GenelKıbrısManşetSağlık

Herkes en güncel, modern tedavilere erişim ve yaşam hakkına sahip olmalıdır!

Nadir hastalıklar, gelişmiş ülkelerdeki tanımıyla; 2000’de 1 ya da daha az sıklıkta görülen, çoğu ilerleyici, metabolik, kronik ve bazıları ölümcül olabilen hastalıklardır. Çok sık görülmedikleri için tanı almakta ve tedavide zorluklarla karşılaşılmaktadır.

Özellikle bazı nadir görülen hastalıkların tedavilerinde yeni teknoloji, örneğin gen tedavisi kullanıldığı için
maaliyetleri oldukça yüksek olmaktadır. Her bir hastalığın kendine ait klinik bulguları,
ilerleyiş şekli, özel tanı yöntemi ve spesifik tedavisi mevcuttur. Çoğu ağır gidişli ve zor
hastalıklardır.

Nadir görülen hastalıkların yaklaşık %80’i genetik geçişli olmakla birlikte, 8000 kadar nadir
hastalık bilinmektedir. Hastaların yarıdan fazlasını çocuklar oluşturmaktadır. Nadir
hastalıkların %30’a yakınını yaşamlarının ilk 5 yıllarında kayıp edilmektedir. Ulusal bir bilgi
işlem, veri ağımız olmadığı ve hastaların bir kısmı yurt dışında tedavi aldıkları için elimizde
ülke verilerimiz mevcut değildir. Türkiye verilerinde her 16 kişiden 1’inde toplam 5 milyon
nadir hastalık tanılı birey olduğu bilinmektedir. Dünyada ise yaklaşık 350 milyon kişi nadir bir
hastalığa sahiptir.

Ülkemizde Evrensel Hasta Hakları Derneği öncülüğünde Nadir Hastalıklar Çalışma Grubu’nun
yaptığı Nadir Hastalıklar Çalıştayı göstermiştir ki, ülkemizdeki sağlık sistemi kaosu nadir
hastalıklar da daha da ağırdır. Tanı almada gecikmeler, tedaviye erişimde zorluklar çok
açıktır. En güncel tedaviler sağlık sisteminin kapsamı dışındadır.

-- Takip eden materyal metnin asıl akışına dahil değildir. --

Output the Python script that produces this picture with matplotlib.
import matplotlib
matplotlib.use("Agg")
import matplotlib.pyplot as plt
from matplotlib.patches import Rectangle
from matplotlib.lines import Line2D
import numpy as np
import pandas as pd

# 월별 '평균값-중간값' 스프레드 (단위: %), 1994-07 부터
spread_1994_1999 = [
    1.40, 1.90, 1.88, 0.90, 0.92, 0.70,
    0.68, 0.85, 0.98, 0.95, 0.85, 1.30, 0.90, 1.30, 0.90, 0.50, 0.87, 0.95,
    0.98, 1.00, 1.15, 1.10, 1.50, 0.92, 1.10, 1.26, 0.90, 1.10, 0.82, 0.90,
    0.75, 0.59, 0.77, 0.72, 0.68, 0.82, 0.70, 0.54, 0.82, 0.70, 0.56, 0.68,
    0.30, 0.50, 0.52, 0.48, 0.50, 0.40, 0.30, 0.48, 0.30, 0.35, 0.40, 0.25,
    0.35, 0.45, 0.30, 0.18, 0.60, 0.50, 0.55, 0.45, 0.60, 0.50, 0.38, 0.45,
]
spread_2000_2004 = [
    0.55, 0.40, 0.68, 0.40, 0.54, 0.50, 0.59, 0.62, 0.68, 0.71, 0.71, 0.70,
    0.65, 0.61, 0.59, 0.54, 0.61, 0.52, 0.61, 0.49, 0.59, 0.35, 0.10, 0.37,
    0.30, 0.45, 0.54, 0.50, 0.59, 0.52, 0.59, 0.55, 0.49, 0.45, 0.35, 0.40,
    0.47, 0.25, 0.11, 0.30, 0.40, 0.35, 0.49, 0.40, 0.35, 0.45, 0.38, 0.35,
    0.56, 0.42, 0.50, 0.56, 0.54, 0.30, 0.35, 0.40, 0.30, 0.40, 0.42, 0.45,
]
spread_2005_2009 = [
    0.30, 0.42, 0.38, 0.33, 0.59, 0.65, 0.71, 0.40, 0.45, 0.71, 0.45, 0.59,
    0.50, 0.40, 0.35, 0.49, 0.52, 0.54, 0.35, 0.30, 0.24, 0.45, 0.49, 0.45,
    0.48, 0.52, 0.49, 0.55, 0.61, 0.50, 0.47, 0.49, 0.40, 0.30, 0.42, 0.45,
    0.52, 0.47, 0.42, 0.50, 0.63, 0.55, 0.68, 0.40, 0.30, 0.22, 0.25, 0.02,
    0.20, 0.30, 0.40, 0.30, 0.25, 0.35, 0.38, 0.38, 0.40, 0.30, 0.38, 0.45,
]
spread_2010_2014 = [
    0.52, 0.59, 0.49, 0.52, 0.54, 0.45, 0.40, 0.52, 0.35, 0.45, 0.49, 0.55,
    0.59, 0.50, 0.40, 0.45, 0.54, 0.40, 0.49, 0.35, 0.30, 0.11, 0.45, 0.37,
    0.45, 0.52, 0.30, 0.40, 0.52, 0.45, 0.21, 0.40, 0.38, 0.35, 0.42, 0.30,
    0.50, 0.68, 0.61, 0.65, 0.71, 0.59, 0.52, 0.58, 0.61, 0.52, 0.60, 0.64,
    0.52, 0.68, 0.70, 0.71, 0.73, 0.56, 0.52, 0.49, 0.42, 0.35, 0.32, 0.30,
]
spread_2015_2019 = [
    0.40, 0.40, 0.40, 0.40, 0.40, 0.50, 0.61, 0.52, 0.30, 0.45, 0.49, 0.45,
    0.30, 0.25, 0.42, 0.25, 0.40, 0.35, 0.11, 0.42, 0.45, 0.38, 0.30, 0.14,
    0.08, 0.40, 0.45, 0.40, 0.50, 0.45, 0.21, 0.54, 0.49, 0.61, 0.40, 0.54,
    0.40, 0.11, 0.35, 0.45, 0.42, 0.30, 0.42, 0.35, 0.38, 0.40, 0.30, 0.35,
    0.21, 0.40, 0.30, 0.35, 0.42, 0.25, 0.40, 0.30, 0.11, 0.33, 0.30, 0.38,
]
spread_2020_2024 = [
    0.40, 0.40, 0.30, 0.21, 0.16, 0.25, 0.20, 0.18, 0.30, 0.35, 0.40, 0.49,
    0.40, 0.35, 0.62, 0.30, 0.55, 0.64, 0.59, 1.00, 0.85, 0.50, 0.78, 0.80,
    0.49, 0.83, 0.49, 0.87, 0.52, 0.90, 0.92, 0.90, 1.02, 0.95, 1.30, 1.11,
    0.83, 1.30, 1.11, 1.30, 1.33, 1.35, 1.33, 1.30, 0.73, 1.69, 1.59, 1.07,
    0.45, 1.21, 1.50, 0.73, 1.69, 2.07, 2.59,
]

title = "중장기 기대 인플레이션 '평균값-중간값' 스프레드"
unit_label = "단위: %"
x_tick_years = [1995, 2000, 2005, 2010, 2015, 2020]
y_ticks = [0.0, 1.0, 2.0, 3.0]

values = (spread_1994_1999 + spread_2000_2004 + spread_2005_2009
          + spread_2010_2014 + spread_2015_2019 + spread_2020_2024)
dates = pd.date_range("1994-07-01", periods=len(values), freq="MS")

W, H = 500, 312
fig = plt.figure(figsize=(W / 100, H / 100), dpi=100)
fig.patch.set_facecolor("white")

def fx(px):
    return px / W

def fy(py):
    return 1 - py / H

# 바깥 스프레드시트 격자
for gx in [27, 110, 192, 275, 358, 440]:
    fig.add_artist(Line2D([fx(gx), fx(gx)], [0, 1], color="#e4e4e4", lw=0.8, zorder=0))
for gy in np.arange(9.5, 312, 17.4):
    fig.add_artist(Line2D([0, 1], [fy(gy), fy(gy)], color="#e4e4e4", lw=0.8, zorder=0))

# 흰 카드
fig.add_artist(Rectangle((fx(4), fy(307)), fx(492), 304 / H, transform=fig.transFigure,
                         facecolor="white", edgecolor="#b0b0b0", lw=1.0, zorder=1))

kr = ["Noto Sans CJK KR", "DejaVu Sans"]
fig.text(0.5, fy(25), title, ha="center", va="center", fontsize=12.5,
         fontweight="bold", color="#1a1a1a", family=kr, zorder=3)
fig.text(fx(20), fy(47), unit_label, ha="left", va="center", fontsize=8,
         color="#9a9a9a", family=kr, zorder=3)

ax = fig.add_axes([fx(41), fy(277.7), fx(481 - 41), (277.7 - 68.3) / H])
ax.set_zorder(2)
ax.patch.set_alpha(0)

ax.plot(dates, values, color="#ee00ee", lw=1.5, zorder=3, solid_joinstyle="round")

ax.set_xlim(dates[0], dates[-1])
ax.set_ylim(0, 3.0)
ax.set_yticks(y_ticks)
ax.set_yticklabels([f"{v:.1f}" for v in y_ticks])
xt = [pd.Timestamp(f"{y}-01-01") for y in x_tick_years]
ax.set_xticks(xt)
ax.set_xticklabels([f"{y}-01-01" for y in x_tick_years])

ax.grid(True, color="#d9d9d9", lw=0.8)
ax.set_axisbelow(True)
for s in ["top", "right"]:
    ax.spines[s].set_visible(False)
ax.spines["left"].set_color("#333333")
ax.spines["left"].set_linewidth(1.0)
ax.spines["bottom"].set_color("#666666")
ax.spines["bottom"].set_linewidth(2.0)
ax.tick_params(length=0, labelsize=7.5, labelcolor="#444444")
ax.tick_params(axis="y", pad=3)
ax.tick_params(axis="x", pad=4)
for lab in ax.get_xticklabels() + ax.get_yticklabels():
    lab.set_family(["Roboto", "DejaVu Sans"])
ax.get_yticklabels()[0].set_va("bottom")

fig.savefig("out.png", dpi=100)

Nadir görülen hastalıklarda esas olan ilk adım, korunma, önlemedir. Burada doğum öncesi
genetik ve diğer taramalar çok önemlidir. Doğum sonrası yenidoğan tarama programları,
tüm dünyada gelişmiş ve gelişmekte olan ülkelerde halk sağlığı programları içerisinde
yenidoğan ve çocuk sağlığında koruyucu sağlık hizmetlerinde çok önemli bir yer tutmaktadır.
Maalesef yenidoğan metabolik-endokrin tarama programının devlet güvencesi ile ücretsiz
yapılmadığı nadir ülkelerdeniz. Türkiye Cumhuriyeti 1987’de Fenil ketonüri taraması ile
başladığı tarama programını yıllar içinde genişletip, geliştirip, tüm ülkeye yayıp en son Mayıs
2022’de Spinal müsküler Atrofi’yide programına eklemiştir. Bizde, Kıbrıs’ın kuzeyinde devlet
eliyle uygulanan bir yenidoğan metabolik tarama programı yoktur. Özellikle mevcut
ekonomik krizde toplumun alım gücü düşmesi nedeni ile testlerin yapılamaması neticesinde
bu çocukların erken tanı şansını kaybetmesinde endişe etmekteyiz. Erken tanı ile spesifik
tedaviler ve beklide basit bir diyet ile normal yaşam sürebilecek olan bu çocukların geç tanı
alıp kaybedilmesi veya sekelli yaşam sürmesi sonucunu doğurması ile yüzleşmekten
korkmaktayız.

Yenidoğan metabolik-endokrin ve SMA tarama programı Sağlık bakanlığı tarafından ücretsiz
ve kolay ulaşılabilir olması elzemdir. Tarama programı hayata geçirilmeli ve adanın
kuzeyinde doğan tüm çocuklar ücretsiz olarak taranmalı, etkin ve efektif sistem alt yapısı
kurulmalıdır.

Ülkemizde sigorta sisteminin karşıladığı ilaç, tedavi listesi zaman zaman güncelliğini
yitirmektedir. Devlet odaklı değil, hasta, insan odaklı bir bakış açısı ile tedavi masrafı yüksek
olan örneğin SMA gibi nadir hastalıkların tedavileri sigorta sistemi tarafından karşılanmalıdır.
Akılcı bütçe yönetimine geçirilirse, bu tarama, tanı ve tedavilere erişim için kaynak
bulunabilecektir.

Ülkemizdeki sağlık sistemi tüm vatandaşlarımıza nadir veya sık görülen hastalık olsun tanı,
tetkik, tedavi en güncel tedavileri karşılamalıdır. Bizim insanımız da sağlıkta en güncel,
modern tedavilere erişim hakkına sahiptir.